Only the lines from the start of the data to the line containing "plt.rcParams['font.family'] = ['Liberation", both included, should be output, exactly and without pictures.

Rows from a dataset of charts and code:
=-=-=-=-=

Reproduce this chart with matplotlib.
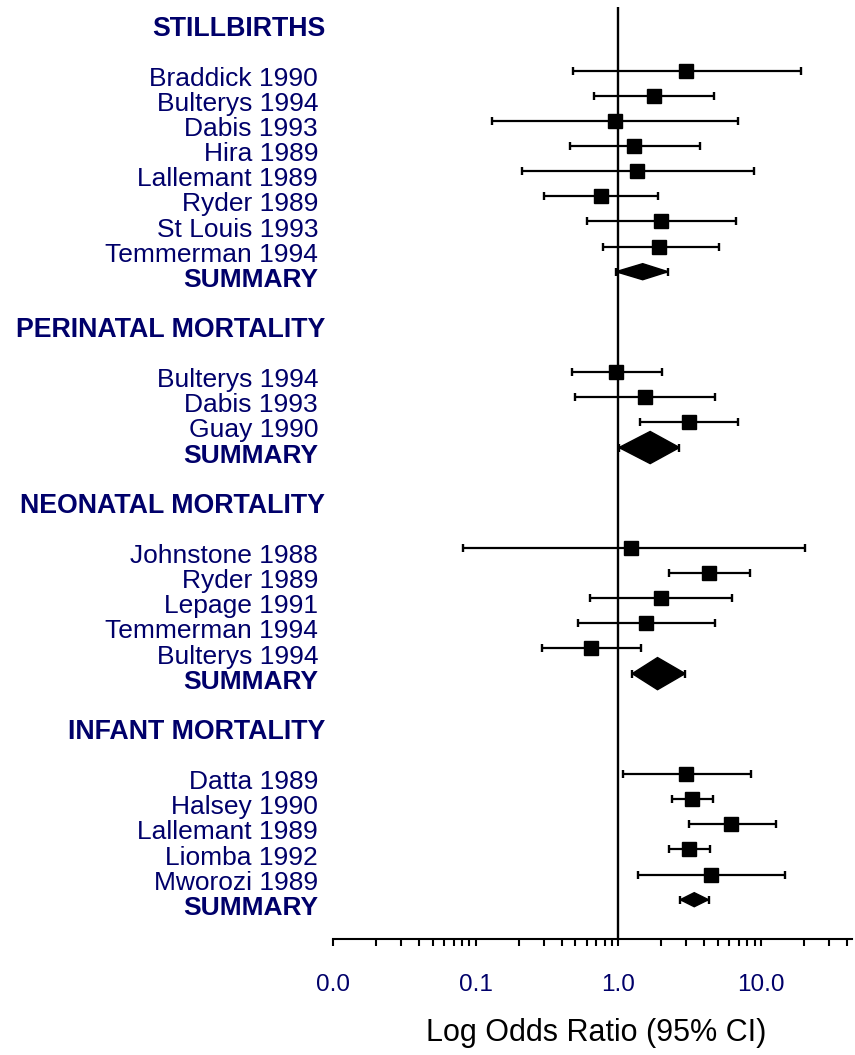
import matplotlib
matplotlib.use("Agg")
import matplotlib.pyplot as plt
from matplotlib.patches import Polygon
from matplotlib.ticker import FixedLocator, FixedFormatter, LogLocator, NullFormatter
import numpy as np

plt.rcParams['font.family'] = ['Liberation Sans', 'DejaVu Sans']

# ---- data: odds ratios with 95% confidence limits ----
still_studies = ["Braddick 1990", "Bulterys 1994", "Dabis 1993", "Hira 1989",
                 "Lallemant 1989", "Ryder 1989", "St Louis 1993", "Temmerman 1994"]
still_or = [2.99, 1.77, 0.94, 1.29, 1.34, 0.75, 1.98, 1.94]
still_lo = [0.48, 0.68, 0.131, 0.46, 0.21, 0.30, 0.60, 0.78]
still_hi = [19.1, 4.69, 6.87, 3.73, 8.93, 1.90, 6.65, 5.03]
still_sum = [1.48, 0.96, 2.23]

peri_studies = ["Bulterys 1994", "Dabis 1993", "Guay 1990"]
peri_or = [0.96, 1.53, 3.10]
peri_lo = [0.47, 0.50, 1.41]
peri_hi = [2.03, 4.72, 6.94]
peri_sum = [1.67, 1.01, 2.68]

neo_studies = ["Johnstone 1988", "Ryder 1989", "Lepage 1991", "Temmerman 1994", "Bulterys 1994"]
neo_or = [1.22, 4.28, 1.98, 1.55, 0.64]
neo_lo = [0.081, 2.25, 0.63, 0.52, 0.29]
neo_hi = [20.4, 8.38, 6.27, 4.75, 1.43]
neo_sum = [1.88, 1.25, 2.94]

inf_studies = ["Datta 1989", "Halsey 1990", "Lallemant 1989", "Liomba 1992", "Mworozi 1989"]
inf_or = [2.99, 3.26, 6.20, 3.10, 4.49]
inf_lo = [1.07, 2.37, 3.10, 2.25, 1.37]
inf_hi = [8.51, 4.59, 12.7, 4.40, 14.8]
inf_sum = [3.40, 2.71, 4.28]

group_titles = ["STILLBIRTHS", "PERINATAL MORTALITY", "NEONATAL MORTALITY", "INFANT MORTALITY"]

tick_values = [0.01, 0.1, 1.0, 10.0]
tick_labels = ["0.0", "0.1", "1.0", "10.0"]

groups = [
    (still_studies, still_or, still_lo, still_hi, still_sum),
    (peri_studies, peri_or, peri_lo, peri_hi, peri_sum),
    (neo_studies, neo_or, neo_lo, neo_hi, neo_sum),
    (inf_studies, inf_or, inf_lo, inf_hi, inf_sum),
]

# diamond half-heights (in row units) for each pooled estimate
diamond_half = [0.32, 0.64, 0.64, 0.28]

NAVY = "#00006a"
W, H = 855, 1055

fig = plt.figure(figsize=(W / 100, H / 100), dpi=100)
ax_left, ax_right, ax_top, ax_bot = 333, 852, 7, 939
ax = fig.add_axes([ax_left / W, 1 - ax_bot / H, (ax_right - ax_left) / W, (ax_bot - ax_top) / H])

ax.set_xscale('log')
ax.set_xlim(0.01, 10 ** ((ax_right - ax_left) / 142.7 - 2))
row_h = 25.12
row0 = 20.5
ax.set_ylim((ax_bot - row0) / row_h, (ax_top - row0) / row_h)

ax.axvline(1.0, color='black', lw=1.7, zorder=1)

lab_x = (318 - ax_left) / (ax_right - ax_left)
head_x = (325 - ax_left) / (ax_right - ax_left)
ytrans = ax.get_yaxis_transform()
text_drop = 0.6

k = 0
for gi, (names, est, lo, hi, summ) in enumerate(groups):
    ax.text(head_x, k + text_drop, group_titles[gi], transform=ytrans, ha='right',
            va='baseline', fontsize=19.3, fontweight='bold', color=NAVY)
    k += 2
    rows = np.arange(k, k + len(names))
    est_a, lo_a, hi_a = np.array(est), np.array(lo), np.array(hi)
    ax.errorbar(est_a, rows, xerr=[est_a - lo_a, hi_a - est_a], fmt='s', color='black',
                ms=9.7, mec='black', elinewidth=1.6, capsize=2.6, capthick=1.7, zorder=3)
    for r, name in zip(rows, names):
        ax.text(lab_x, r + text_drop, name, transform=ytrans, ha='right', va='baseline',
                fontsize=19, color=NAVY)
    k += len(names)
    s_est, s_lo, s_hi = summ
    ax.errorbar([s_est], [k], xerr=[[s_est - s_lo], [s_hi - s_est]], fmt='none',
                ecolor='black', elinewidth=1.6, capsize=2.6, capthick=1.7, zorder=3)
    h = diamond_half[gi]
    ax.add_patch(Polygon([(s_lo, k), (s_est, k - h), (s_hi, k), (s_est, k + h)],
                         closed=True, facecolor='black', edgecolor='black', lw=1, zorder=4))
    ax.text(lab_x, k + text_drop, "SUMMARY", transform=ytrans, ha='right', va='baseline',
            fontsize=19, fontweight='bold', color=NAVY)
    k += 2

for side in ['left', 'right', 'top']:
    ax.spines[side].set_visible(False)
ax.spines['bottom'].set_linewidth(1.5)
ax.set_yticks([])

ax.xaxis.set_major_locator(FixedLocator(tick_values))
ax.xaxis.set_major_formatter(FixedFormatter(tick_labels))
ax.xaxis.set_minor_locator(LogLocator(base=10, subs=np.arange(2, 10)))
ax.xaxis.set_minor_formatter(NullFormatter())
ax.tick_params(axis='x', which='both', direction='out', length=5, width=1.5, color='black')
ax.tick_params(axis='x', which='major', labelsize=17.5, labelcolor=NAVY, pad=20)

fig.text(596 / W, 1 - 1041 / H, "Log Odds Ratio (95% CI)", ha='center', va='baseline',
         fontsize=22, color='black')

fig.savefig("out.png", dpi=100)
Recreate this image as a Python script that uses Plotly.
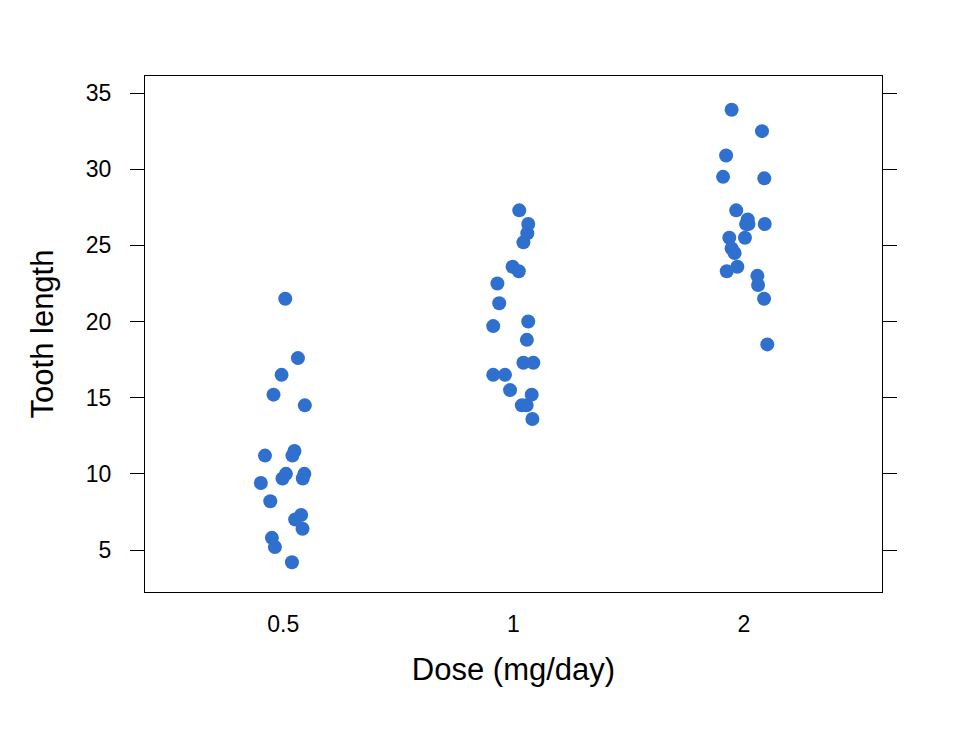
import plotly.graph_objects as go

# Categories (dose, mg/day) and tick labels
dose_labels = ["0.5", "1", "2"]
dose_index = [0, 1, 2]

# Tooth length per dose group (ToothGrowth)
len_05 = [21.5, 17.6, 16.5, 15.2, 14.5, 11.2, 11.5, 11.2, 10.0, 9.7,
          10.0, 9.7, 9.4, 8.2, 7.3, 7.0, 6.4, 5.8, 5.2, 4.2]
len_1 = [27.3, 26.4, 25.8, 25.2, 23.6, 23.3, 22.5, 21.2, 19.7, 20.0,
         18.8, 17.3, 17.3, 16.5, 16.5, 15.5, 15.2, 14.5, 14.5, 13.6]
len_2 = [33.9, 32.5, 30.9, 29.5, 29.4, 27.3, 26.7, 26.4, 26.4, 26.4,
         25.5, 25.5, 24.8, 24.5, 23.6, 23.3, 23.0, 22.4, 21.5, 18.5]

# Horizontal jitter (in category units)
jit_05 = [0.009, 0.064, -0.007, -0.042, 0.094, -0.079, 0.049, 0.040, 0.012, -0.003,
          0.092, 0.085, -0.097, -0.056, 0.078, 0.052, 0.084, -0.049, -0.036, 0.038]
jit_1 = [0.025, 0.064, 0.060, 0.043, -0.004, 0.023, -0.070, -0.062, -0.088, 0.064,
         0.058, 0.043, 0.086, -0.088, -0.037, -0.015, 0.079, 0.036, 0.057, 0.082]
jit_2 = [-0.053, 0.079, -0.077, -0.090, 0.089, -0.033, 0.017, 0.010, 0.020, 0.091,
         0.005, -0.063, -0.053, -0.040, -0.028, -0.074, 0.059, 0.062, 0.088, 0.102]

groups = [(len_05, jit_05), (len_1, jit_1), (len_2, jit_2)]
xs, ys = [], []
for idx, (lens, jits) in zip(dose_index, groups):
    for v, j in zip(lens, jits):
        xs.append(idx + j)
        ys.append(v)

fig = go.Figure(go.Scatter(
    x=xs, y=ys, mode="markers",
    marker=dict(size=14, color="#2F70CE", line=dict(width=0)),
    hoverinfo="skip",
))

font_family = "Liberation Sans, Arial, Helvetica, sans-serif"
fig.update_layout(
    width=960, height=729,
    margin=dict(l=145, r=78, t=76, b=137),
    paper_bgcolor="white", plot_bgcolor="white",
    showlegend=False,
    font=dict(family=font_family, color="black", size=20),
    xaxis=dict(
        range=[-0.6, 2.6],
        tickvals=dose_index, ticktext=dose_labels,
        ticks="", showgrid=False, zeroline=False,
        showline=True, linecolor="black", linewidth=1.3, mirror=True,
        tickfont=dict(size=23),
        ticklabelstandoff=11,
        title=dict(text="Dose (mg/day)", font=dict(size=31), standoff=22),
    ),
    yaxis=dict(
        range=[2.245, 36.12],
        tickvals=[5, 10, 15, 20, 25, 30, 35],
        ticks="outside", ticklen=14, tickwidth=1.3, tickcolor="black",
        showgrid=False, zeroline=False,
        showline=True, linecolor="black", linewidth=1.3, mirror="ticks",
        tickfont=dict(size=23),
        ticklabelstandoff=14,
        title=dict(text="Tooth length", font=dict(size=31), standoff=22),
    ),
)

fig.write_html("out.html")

=-=-=-=-=

__Complete response__:
Reproduce this chart with matplotlib.
import matplotlib
matplotlib.use("Agg")
import matplotlib.pyplot as plt
from matplotlib.patches import Polygon
from matplotlib.ticker import FixedLocator, FixedFormatter, LogLocator, NullFormatter
import numpy as np

plt.rcParams['font.family'] = ['Liberation Sans', 'DejaVu Sans']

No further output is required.